#### Directive
Reproduce every entry that follows word for word, but omit the images.

#### Raw data

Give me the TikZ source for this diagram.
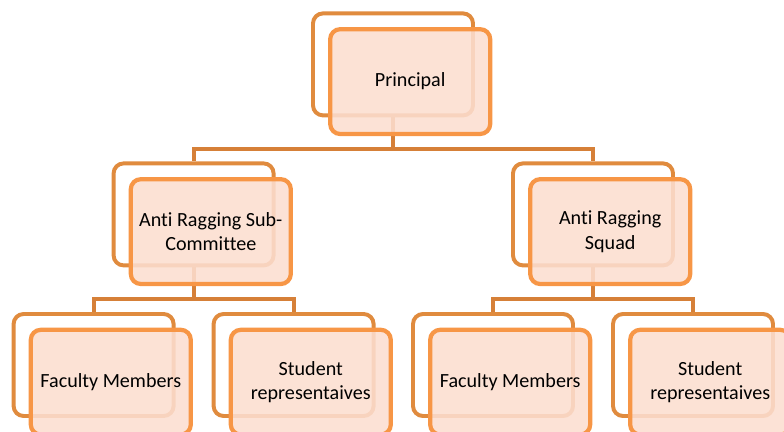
\documentclass[tikz,border=0pt]{standalone}
\usepackage{fontspec}
\setmainfont{Carlito}[Ligatures=NoCommon]
\definecolor{backline}{RGB}{224,139,62}
\definecolor{frontline}{RGB}{247,150,70}
\definecolor{frontfill}{RGB}{252,222,208}
\definecolor{linkcol}{RGB}{214,128,56}
\begin{document}
\begin{tikzpicture}[
        backbox/.style={rectangle, rounded corners=0.25cm, draw=backline, line width=2.8pt, fill=white, minimum width=4.0cm, minimum height=2.55cm, inner sep=0pt},
        frontbox/.style={rectangle, rounded corners=0.25cm, draw=frontline, line width=3pt, fill=frontfill, fill opacity=0.88, text opacity=1, minimum width=4.0cm, minimum height=2.62cm, inner sep=0pt, align=center, font=\fontsize{14.3}{17.5}\selectfont},
        link/.style={draw=linkcol, line width=2.8pt}
    ]
        \useasboundingbox (0,0) rectangle (19.6,-10.8);

        % Back frames
        \node[backbox] (princb) at (9.825,-1.61) {};
        \node[backbox] (subcomb) at (4.84,-5.36) {};
        \node[backbox] (squadb) at (14.825,-5.36) {};
        \node[backbox] (facab) at (2.34,-9.125) {};
        \node[backbox] (studab) at (7.34,-9.125) {};
        \node[backbox] (facbb) at (12.325,-9.125) {};
        \node[backbox] (studbb) at (17.325,-9.125) {};

        % Connectors
        \draw[link] (princb.south) -- ++(0,-0.78) -| (subcomb.north);
        \draw[link] (princb.south) -- ++(0,-0.78) -| (squadb.north);
        \draw[link] (subcomb.south) -- ++(0,-0.78) -| (facab.north);
        \draw[link] (subcomb.south) -- ++(0,-0.78) -| (studab.north);
        \draw[link] (squadb.south) -- ++(0,-0.78) -| (facbb.north);
        \draw[link] (squadb.south) -- ++(0,-0.78) -| (studbb.north);

        % Front boxes
        \node[frontbox] (princ) at ([xshift=0.43cm, yshift=-0.43cm]princb.center) {Principal};
        \node[frontbox] (subcom) at ([xshift=0.43cm, yshift=-0.43cm]subcomb.center) {Anti Ragging Sub-\\Committee};
        \node[frontbox] (squad) at ([xshift=0.43cm, yshift=-0.43cm]squadb.center) {Anti Ragging\\Squad};
        \node[frontbox] (faca) at ([xshift=0.43cm, yshift=-0.43cm]facab.center) {Faculty Members};
        \node[frontbox] (studa) at ([xshift=0.43cm, yshift=-0.43cm]studab.center) {Student\\representaives};
        \node[frontbox] (facb) at ([xshift=0.43cm, yshift=-0.43cm]facbb.center) {Faculty Members};
        \node[frontbox] (studb) at ([xshift=0.43cm, yshift=-0.43cm]studbb.center) {Student\\representaives};
    \end{tikzpicture}
\end{document}
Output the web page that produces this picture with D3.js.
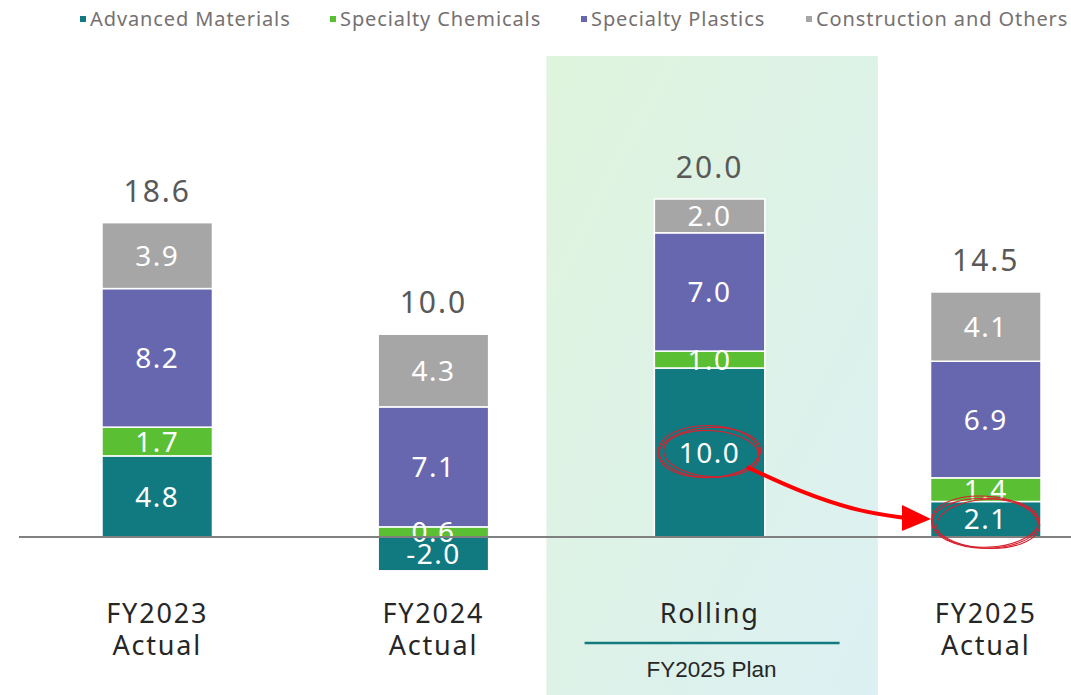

#### Response to the task
Give me the TikZ source for this diagram.
\documentclass[tikz,border=0pt]{standalone}
\usepackage{fontspec}
\setmainfont{Carlito}[Ligatures=NoCommon]
\definecolor{backline}{RGB}{224,139,62}
\definecolor{frontline}{RGB}{247,150,70}
\definecolor{frontfill}{RGB}{252,222,208}
\definecolor{linkcol}{RGB}{214,128,56}
\begin{document}
\begin{tikzpicture}[
        backbox/.style={rectangle, rounded corners=0.25cm, draw=backline, line width=2.8pt, fill=white, minimum width=4.0cm, minimum height=2.55cm, inner sep=0pt},
        frontbox/.style={rectangle, rounded corners=0.25cm, draw=frontline, line width=3pt, fill=frontfill, fill opacity=0.88, text opacity=1, minimum width=4.0cm, minimum height=2.62cm, inner sep=0pt, align=center, font=\fontsize{14.3}{17.5}\selectfont},
        link/.style={draw=linkcol, line width=2.8pt}
    ]
        \useasboundingbox (0,0) rectangle (19.6,-10.8);

        % Back frames
        \node[backbox] (princb) at (9.825,-1.61) {};
        \node[backbox] (subcomb) at (4.84,-5.36) {};
        \node[backbox] (squadb) at (14.825,-5.36) {};
        \node[backbox] (facab) at (2.34,-9.125) {};
        \node[backbox] (studab) at (7.34,-9.125) {};
        \node[backbox] (facbb) at (12.325,-9.125) {};
        \node[backbox] (studbb) at (17.325,-9.125) {};

        % Connectors
        \draw[link] (princb.south) -- ++(0,-0.78) -| (subcomb.north);
        \draw[link] (princb.south) -- ++(0,-0.78) -| (squadb.north);
        \draw[link] (subcomb.south) -- ++(0,-0.78) -| (facab.north);
        \draw[link] (subcomb.south) -- ++(0,-0.78) -| (studab.north);
        \draw[link] (squadb.south) -- ++(0,-0.78) -| (facbb.north);
        \draw[link] (squadb.south) -- ++(0,-0.78) -| (studbb.north);

        % Front boxes
        \node[frontbox] (princ) at ([xshift=0.43cm, yshift=-0.43cm]princb.center) {Principal};
        \node[frontbox] (subcom) at ([xshift=0.43cm, yshift=-0.43cm]subcomb.center) {Anti Ragging Sub-\\Committee};
        \node[frontbox] (squad) at ([xshift=0.43cm, yshift=-0.43cm]squadb.center) {Anti Ragging\\Squad};
        \node[frontbox] (faca) at ([xshift=0.43cm, yshift=-0.43cm]facab.center) {Faculty Members};
        \node[frontbox] (studa) at ([xshift=0.43cm, yshift=-0.43cm]studab.center) {Student\\representaives};
        \node[frontbox] (facb) at ([xshift=0.43cm, yshift=-0.43cm]facbb.center) {Faculty Members};
        \node[frontbox] (studb) at ([xshift=0.43cm, yshift=-0.43cm]studbb.center) {Student\\representaives};
    \end{tikzpicture}
\end{document}
Output the web page that produces this picture with D3.js.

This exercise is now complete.